At a superficial level, Scout paths are similar to UNIX pipes [28] and Pilot streams [25]. While all three abstractions have in common a linear sequence of ``components'' (processes in UNIX, Mesa modules in Pilot, stages in Scout), neither pipes nor streams provide any global context to the individual modules. Neither do they attempt to optimize the code along a ``path.'' It is also the case that UNIX pipes are more coarse-grain and uni-directional.
As mentioned in Section 1, there is a wealth of mechanisms that offer point-solutions to the more general problem of exploiting paths, both as a structuring framework and as an optimization technique. This related work falls broadly into two categories, depending on their primary objective:
The system that is probably closest to Scout, at least in terminology, is Da CaPo (dynamic configuration of protocols) [11]. It defines an infrastructure for building multimedia protocols. While Da CaPo has a notion of paths and stages, there are important differences at all levels. At lowest level, Da CaPo paths are uni-directional and stages have very restricted functionality (they are essentially non-blocking event-handlers). As a result, Da CaPo is just powerful enough to accommodate common networking tasks. Also, interoperability with existing protocols is not a goal of Da CaPo. Another important difference is that path creation is left completely to an external ``configuration manager.'' As pointed out in Section 2, this means that in any reasonably complex system, the configuration manager will be burdened by detailed knowledge of the internal workings of particular protocols. In contrast, our path abstraction makes it easy to exploit both local and global knowledge during path creation. At a higher level, Da CaPo focuses completely on automatically selecting appropriate protocol functionality; performance and resource allocation appear to be secondary issues.

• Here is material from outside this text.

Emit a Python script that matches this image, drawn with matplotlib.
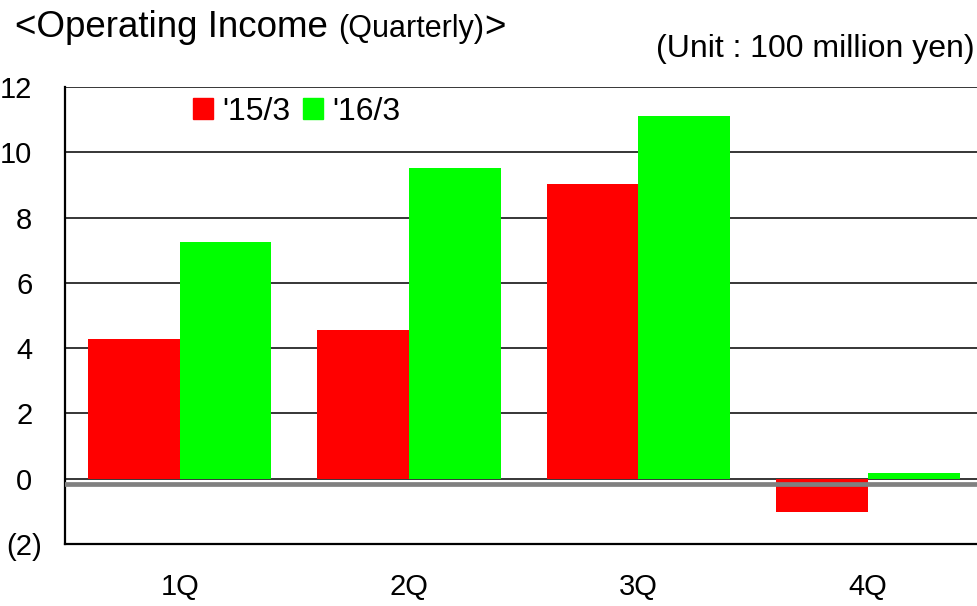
import matplotlib
matplotlib.use('Agg')
import matplotlib.pyplot as plt
from matplotlib.patches import Patch
from matplotlib.transforms import ScaledTranslation
import numpy as np

plt.rcParams['font.family'] = ['Liberation Sans', 'DejaVu Sans']

# data
quarters = ['1Q', '2Q', '3Q', '4Q']
fy15 = [4.29, 4.56, 9.04, -1.03]
fy16 = [7.26, 9.53, 11.12, 0.18]
series_names = ["'15/3", "'16/3"]
yticks = [-2, 0, 2, 4, 6, 8, 10, 12]
ytick_labels = ['(2)', '0', '2', '4', '6', '8', '10', '12']

W, H = 978, 606
fig = plt.figure(figsize=(W / 100, H / 100), dpi=100)

# axes placed in pixel terms
left, right, top, bottom = 65, 978, 87, 544
ax = fig.add_axes([left / W, 1 - bottom / H, (right - left) / W, (bottom - top) / H])

x = np.arange(len(quarters))
bw = 0.4
ax.bar(x - bw / 2, fy15, bw, color='#ff0000', zorder=3, label=series_names[0])
ax.bar(x + bw / 2, fy16, bw, color='#00ff00', zorder=3, label=series_names[1])

ax.set_xlim(-0.5, 3.48)
ax.set_ylim(-2, 12)

# horizontal grid
for v in yticks:
    ax.axhline(v, color='black', lw=1.1, zorder=2)
# gray base line just under zero
ax.axhline(-0.16, color='#808080', lw=3.4, zorder=4)

for s in ['top', 'right']:
    ax.spines[s].set_visible(False)
ax.spines['left'].set_linewidth(1.6)
ax.spines['bottom'].set_linewidth(1.6)

ax.set_yticks(yticks)
ax.set_yticklabels(ytick_labels)
ax.set_xticks(x)
ax.set_xticklabels(quarters)
ax.tick_params(axis='y', length=0, pad=23.5, labelsize=21)
ax.tick_params(axis='x', length=0, pad=21, labelsize=21)

# accounting style: the parenthesis hangs out to the right
for lbl in ax.get_yticklabels():
    if lbl.get_text().startswith('('):
        lbl.set_transform(lbl.get_transform() + ScaledTranslation(10 / 100, 0, fig.dpi_scale_trans))

handles = [Patch(color='#ff0000'), Patch(color='#00ff00')]
ax.legend(handles, series_names, ncol=2, frameon=False, fontsize=23,
          loc='center left', bbox_to_anchor=(193 / W, 1 - 112 / H),
          bbox_transform=fig.transFigure, borderpad=0, borderaxespad=0,
          handlelength=0.63, handleheight=0.63, handletextpad=0.28,
          columnspacing=0.4)

# title in pieces (small "(Quarterly)")
fig.canvas.draw()
r = fig.canvas.get_renderer()
ty = 1 - 37 / H
t1 = fig.text(15 / W, ty, '<Operating Income ', fontsize=26.5, va='baseline')
bb = t1.get_window_extent(r)
t2 = fig.text(bb.x1 / W, ty, '(Quarterly)', fontsize=22, va='baseline')
bb2 = t2.get_window_extent(r)
fig.text(bb2.x1 / W, ty, '>', fontsize=26.5, va='baseline')

fig.text(975 / W, 1 - 57 / H, '(Unit : 100 million yen)', fontsize=23,
         ha='right', va='baseline')

fig.savefig('out.png', dpi=100)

Kay [17] introduces the notion of a PathID, which is designed specifically to reduce the latency of receive-side network processing. Fundamentally, a PathID is similar to a fine-grained virtual circuit identifier (VCI) in ATM networks [7]. Since PathIDs are stored in a known location in the header of network messages, packet classification becomes trivial (in the worst case a table-lookup). In [17], packets with a PathID are processed by highly optimized, handwritten code. Since this code is manually tuned, maintainability and ease of use are problematic. In fact, the paper suggests that PathIDs should be used for the rare cases where having to maintain two parallel branches of source code is a justifiable cost. Finally, PathIDs do not attempt to elevate paths to a fundamental OS structure, and the problem of creating paths without human direction is not addressed.